A similar line of thought forms part of Richard Whately's biting satire on Hume's arguments against miracles, Historical Doubts Relative to Napoleon.

And we can back their arguments up with an additional consideration. If you haven't recognized it yet, journalism is largely about testimony: reporters don't generally identify facts directly, but find a source that will give testimonial evidence for whatever is being put forward. Now, it has also been recognized that journalists have an infuriating habit of reporting crackpot testimony alongside respectable testimony. I think if you look closely at this practice, you will see that what lies behind it is Hume's principle. When scientists give testimony about what the best explanation of a phenomenon is, this testimony is in conformity with the passions and interests of the scientist themselves; when this is combined with Hume's principle, it follows that we must lend an 'academic faith' to the reports of scientists, because of the potential for bias. So journalists go off and find some other testimony with a countervailing potential for bias, so as not to prevent a one-sided view of a matter that is clearly conformable to the interests of those giving testimony.

Hume's principle, in other words, is, if taken strictly, the stuff of quackery and conspiracy theory.

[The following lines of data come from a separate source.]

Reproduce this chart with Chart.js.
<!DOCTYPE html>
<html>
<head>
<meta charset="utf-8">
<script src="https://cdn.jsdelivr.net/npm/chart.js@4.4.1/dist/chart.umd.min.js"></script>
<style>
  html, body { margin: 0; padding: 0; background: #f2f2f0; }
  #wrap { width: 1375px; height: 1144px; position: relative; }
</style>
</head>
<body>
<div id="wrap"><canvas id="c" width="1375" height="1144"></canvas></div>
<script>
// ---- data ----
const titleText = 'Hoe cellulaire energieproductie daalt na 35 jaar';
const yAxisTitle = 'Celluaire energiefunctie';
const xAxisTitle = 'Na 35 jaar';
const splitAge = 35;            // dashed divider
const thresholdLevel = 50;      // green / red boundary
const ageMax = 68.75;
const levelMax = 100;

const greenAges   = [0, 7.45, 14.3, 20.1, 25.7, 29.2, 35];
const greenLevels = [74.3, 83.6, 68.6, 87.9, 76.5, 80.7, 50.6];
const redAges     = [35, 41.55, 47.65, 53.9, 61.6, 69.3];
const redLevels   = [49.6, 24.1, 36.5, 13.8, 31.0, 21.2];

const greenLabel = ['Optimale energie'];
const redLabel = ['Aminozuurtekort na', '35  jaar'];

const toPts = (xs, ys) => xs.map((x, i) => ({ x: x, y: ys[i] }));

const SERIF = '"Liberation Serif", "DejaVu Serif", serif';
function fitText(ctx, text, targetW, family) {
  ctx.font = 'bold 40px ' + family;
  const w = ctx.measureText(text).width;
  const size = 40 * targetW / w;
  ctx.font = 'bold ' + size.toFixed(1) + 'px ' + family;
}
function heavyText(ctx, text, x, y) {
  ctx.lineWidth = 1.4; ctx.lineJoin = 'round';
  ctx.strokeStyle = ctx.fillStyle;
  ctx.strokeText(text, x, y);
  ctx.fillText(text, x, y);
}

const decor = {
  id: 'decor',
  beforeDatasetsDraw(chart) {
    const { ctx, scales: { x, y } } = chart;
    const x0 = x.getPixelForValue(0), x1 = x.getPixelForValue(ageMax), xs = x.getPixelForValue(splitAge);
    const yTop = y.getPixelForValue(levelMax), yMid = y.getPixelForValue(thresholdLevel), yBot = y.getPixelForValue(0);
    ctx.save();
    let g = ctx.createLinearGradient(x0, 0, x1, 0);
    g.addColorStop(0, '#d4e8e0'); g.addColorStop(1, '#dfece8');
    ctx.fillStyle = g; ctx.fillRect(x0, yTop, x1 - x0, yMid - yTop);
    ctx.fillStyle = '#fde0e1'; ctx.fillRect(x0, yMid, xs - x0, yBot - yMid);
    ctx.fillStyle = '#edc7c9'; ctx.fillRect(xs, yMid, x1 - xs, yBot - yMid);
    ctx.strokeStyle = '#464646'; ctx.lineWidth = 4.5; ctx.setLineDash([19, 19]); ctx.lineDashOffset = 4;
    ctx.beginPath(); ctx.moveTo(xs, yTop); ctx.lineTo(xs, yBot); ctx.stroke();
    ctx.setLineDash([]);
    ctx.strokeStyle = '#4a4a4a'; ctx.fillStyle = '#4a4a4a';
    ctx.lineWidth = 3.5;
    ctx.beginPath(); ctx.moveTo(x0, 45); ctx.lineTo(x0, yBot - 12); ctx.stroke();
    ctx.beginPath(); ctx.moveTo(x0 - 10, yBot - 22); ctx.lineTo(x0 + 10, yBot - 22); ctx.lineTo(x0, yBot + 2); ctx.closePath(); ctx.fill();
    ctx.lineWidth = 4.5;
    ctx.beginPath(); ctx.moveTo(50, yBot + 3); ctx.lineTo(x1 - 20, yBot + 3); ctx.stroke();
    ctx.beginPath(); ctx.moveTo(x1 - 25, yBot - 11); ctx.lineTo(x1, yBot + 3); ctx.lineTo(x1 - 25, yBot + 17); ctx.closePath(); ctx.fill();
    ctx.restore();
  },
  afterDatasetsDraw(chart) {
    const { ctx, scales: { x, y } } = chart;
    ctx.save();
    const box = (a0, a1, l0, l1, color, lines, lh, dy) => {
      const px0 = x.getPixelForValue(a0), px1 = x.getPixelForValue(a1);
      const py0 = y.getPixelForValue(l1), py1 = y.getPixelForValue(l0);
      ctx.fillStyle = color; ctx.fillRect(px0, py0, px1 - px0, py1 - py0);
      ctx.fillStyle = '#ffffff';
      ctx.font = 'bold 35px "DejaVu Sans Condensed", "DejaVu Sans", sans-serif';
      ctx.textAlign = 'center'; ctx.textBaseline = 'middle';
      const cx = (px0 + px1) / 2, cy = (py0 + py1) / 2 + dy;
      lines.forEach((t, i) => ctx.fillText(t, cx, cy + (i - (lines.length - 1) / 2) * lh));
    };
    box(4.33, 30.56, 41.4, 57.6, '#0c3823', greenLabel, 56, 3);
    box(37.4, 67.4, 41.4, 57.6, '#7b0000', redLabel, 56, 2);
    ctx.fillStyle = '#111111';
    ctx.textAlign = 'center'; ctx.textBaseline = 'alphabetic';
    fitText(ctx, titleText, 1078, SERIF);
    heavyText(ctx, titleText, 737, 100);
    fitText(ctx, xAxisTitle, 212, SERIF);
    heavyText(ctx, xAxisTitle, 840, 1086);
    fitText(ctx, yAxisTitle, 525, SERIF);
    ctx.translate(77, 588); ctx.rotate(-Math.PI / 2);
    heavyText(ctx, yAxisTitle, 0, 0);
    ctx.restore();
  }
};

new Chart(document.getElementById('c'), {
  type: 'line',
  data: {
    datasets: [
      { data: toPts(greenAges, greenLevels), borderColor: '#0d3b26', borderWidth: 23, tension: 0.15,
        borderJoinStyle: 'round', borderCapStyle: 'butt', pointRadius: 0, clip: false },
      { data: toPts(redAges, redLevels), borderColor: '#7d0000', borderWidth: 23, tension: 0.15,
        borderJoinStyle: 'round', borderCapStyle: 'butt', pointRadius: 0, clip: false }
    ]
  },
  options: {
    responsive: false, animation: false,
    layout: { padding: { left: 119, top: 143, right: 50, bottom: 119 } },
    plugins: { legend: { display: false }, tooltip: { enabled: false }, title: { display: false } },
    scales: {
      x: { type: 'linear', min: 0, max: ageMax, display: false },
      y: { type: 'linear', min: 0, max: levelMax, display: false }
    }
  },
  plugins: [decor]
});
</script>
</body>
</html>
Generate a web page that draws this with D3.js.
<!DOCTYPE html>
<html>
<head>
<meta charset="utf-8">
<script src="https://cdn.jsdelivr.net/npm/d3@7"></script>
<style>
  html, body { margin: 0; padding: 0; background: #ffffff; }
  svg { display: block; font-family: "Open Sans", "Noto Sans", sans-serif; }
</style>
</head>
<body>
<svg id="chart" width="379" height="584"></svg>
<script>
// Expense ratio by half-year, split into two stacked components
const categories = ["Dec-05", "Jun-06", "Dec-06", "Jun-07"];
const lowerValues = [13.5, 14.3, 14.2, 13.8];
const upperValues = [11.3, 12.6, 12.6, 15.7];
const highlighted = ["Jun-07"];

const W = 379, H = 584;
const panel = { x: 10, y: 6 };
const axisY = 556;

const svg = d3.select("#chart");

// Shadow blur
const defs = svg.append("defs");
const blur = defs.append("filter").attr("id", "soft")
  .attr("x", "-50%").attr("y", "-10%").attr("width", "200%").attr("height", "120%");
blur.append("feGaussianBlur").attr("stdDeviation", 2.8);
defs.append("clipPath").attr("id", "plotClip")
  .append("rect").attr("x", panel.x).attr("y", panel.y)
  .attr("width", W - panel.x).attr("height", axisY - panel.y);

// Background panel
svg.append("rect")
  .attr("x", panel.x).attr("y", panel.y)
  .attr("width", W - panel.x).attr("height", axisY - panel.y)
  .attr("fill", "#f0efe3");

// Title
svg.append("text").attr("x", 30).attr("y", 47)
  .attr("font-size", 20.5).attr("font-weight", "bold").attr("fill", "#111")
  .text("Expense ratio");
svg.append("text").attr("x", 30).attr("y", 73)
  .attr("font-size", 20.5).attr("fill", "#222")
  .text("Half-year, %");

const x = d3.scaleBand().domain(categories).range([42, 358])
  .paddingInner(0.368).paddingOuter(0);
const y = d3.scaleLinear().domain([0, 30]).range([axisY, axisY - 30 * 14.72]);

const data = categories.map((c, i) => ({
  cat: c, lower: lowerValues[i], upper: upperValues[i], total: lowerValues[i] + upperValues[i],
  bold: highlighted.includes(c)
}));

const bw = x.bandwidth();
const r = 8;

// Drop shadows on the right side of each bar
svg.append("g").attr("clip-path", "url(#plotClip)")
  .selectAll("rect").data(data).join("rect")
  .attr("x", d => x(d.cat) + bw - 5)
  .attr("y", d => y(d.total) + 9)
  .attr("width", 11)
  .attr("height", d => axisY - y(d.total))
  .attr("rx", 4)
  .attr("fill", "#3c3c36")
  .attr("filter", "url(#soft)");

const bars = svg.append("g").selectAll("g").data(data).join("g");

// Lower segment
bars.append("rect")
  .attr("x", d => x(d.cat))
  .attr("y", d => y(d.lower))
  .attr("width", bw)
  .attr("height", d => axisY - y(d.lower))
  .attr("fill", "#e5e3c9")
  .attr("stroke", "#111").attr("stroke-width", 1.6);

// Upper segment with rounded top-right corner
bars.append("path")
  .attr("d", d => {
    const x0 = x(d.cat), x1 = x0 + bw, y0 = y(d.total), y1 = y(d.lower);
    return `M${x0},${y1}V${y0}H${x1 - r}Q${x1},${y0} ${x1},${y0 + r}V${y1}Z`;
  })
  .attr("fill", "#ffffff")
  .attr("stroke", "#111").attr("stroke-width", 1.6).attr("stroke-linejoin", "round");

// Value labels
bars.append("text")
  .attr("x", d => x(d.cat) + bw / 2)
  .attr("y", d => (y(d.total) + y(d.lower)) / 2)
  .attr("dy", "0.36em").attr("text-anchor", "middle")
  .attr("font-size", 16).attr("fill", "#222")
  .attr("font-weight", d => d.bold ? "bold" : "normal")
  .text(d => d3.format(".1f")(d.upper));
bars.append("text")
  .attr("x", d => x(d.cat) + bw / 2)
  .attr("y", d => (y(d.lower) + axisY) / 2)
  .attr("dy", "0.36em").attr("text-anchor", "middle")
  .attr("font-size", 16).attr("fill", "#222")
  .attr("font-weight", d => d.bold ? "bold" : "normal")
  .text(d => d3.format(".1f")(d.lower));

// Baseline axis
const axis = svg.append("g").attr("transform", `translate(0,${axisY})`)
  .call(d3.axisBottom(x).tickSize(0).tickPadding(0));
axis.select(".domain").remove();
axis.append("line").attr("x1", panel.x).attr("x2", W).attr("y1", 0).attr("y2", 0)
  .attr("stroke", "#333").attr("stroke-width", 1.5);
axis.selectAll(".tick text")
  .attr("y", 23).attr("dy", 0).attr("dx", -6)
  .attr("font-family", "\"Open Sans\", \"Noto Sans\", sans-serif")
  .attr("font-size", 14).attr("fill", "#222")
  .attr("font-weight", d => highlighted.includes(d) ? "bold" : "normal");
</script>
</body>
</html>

Why then does it initially seem so plausible? The reason, I think, was rightly recognized by many of the early critics of Hume (Campbell, Shepherd, etc.): we do use something like Hume's principle, when we have independent reason for thinking the testimony in this particular case to be distorted by the passions of the reporter. In other words, Hume mistakenly treats as a general principle what in fact is a rule of thumb for particular cases that meet certain conditions. For Hume's principle to have merit, each case of testimony must be considered on its own. The reason is that there is very little testimony that is not in conformity with the passions and the interests of the reporter in some way; and, indeed, for all we can say a priori, the passions and interests of the reporters may in this case be helping them to give a more accurate testimony. We have to look and see whether there is any reason to think the testimony in this particular case is genuinely distorted.